About one-quarter of the facilities visited had never tested the duress buttons since the time of installation--in some cases that had been several years. We have encountered quite a variety of situations, such as more duress buttons than were actually being monitored (an error, of course), missing duress buttons, and so on.

I know that this topic goes beyond video, but I consider video and audio monitoring capabilities important for duress notification applications (whether keypad, pendant or button technology is used).

What are the duress applications that don’t warrant or can’t utilize video? One that I can think of at the moment is a pendant or watch duress button, where video coverage is not 100% throughout the coverage area and no GPS tracking is being used.

Hello, Ray:

What you are suggesting makes sense to me. If you can do more than simply 'raise the flag' during an emergency and send along qualifying information, then why not do it?!

In practical terms, any location where HIPAA or other privacy regulations are an issue might preclude video use. For example, I don't know that video is a common element of nursecall systems, yet they are essentially distributed duress systems.

"About one-quarter of the facilities visited had never tested the duress buttons since the time of installation--in some cases that had been several years."

I'm no civil attorney, but is this not an incredible liability exposure?

Duress buttons, unlike surveillance cameras, overtly express an expectation of 'help' being on the other end of pressing one. If they either do not work, or worse, aren't being monitored, "I would like to volunteer to do the plantiff's direct of this witness, your honor...."

Money in the bank.... except the customer is not even aware that they are the bank.

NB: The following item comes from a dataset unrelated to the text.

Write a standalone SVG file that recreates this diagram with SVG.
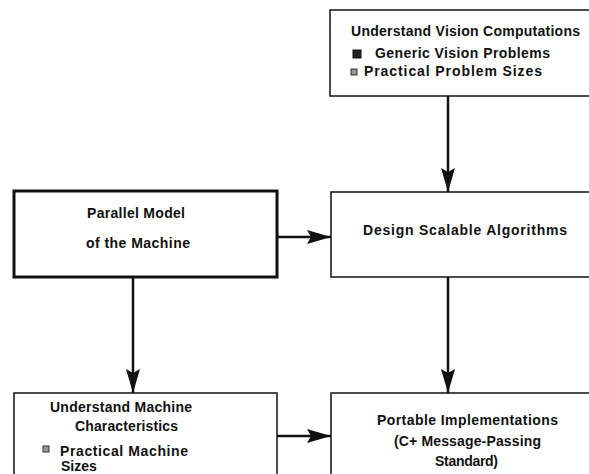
<svg xmlns="http://www.w3.org/2000/svg" width="589" height="474" viewBox="0 0 589 474">
<defs>
<style>
.box{fill:#fff;stroke:#111;stroke-width:1.5}
.thick{fill:#fff;stroke:#111;stroke-width:3}
.t{font-family:"Liberation Sans",Arial,sans-serif;font-weight:bold;font-size:14px;fill:#111}
.ln{stroke:#111;stroke-width:2.5;fill:none}
</style>
<marker id="ah" viewBox="0 0 24 14" refX="24" refY="7" markerUnits="userSpaceOnUse" markerWidth="24" markerHeight="14" orient="auto">
<path d="M0,0 L24,7 L0,14 L4,7 Z" fill="#111"/>
</marker>
</defs>
<rect width="589" height="474" fill="#fff"/>
<g id="connectors">
<line class="ln" x1="448" y1="96" x2="448" y2="192" marker-end="url(#ah)"/>
<line class="ln" x1="448" y1="277" x2="448" y2="393" marker-end="url(#ah)"/>
<line class="ln" x1="133" y1="278" x2="133" y2="393" marker-end="url(#ah)"/>
<line class="ln" x1="278" y1="237" x2="331" y2="237" marker-end="url(#ah)"/>
<line class="ln" x1="277" y1="436" x2="331" y2="436" marker-end="url(#ah)"/>
</g>
<g id="vision">
<rect class="box" x="330" y="10" width="270" height="86"/>
<text class="t" x="351" y="36" textLength="229">Understand Vision Computations</text>
<rect x="353" y="50" width="8" height="8" fill="#222" stroke="#111"/>
<text class="t" x="375" y="58" textLength="175">Generic Vision  Problems</text>
<rect x="351" y="69" width="6" height="6" fill="#999" stroke="#333"/>
<text class="t" x="364" y="76" textLength="178">Practical  Problem  Sizes</text>
</g>
<g id="parallel">
<rect class="thick" x="14" y="191" width="263" height="86"/>
<text class="t" x="87" y="218" textLength="98">Parallel  Model</text>
<text class="t" x="86" y="248" textLength="104">of  the Machine</text>
</g>
<g id="design">
<rect class="box" x="331" y="192" width="270" height="85"/>
<text class="t" x="363" y="235" textLength="204">Design  Scalable  Algorithms</text>
</g>
<g id="machine">
<rect class="box" x="14" y="393" width="263" height="90"/>
<text class="t" x="50" y="412" textLength="142">Understand  Machine</text>
<text class="t" x="75" y="431" textLength="103">Characteristics</text>
<rect x="43" y="446" width="6" height="6" fill="#999" stroke="#333"/>
<text class="t" x="60" y="456" textLength="128">Practical  Machine</text>
<text class="t" x="61" y="471">Sizes</text>
</g>
<g id="portable">
<rect class="box" x="331" y="393" width="270" height="90"/>
<text class="t" x="377" y="425" textLength="181">Portable  Implementations</text>
<text class="t" x="394" y="446" textLength="147">(C+ Message-Passing</text>
<text class="t" x="435" y="466" textLength="63">Standard)</text>
</g>
</svg>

Marty, I no longer find this surprising. Airports test their checkpoint security technology at least once daily. Banks perform a daily check. Some organizations test communications and duress technologies at shift change. Some don't test for a variety of reasons.

Here are factors behind some of the failures to test duress technology:

  • No documented alarm test program (no thought given to it)
  • Personnel change, where the departing individual had taken on periodic duress testing as a personal initiative, and that fact got lost in the shuffle
  • Staff change, and the staff did not know that duress buttons were installed
  • The majority of the duress buttons became were physically damaged and inoperative, without so employees in the areas assumed
  • Duress via keypad was part of access control system, and was working, but over time personnel forgot the duress codes and then forgot about the feature altogether, because it was not a separate device that stood out
  • Testing was part of maintenance contract that was not renewed, with decision-makers not aware of the fact that such testing was part of the contracted service

I would like to think that most duress devices are tested at appropriate testing intervals, but I know that at least some are not. I have no idea what the tested/untested ratio is.

Testing should include whatever video alerting and messaging is intended to occur as the result of the duress signal.

When I find situations where the access control system is not under maintenance contract (it's been ages since they "needed service", but the video is under maintenance contract, I try to get the testing of duress functionality included in the video maintenance contract if a simple access control maintenance contract won't be put back in place. This is easy when the duress signal is intended to call up video.

Now I'm wondering how common it is these days to integrate video call-up in response to duress device signals.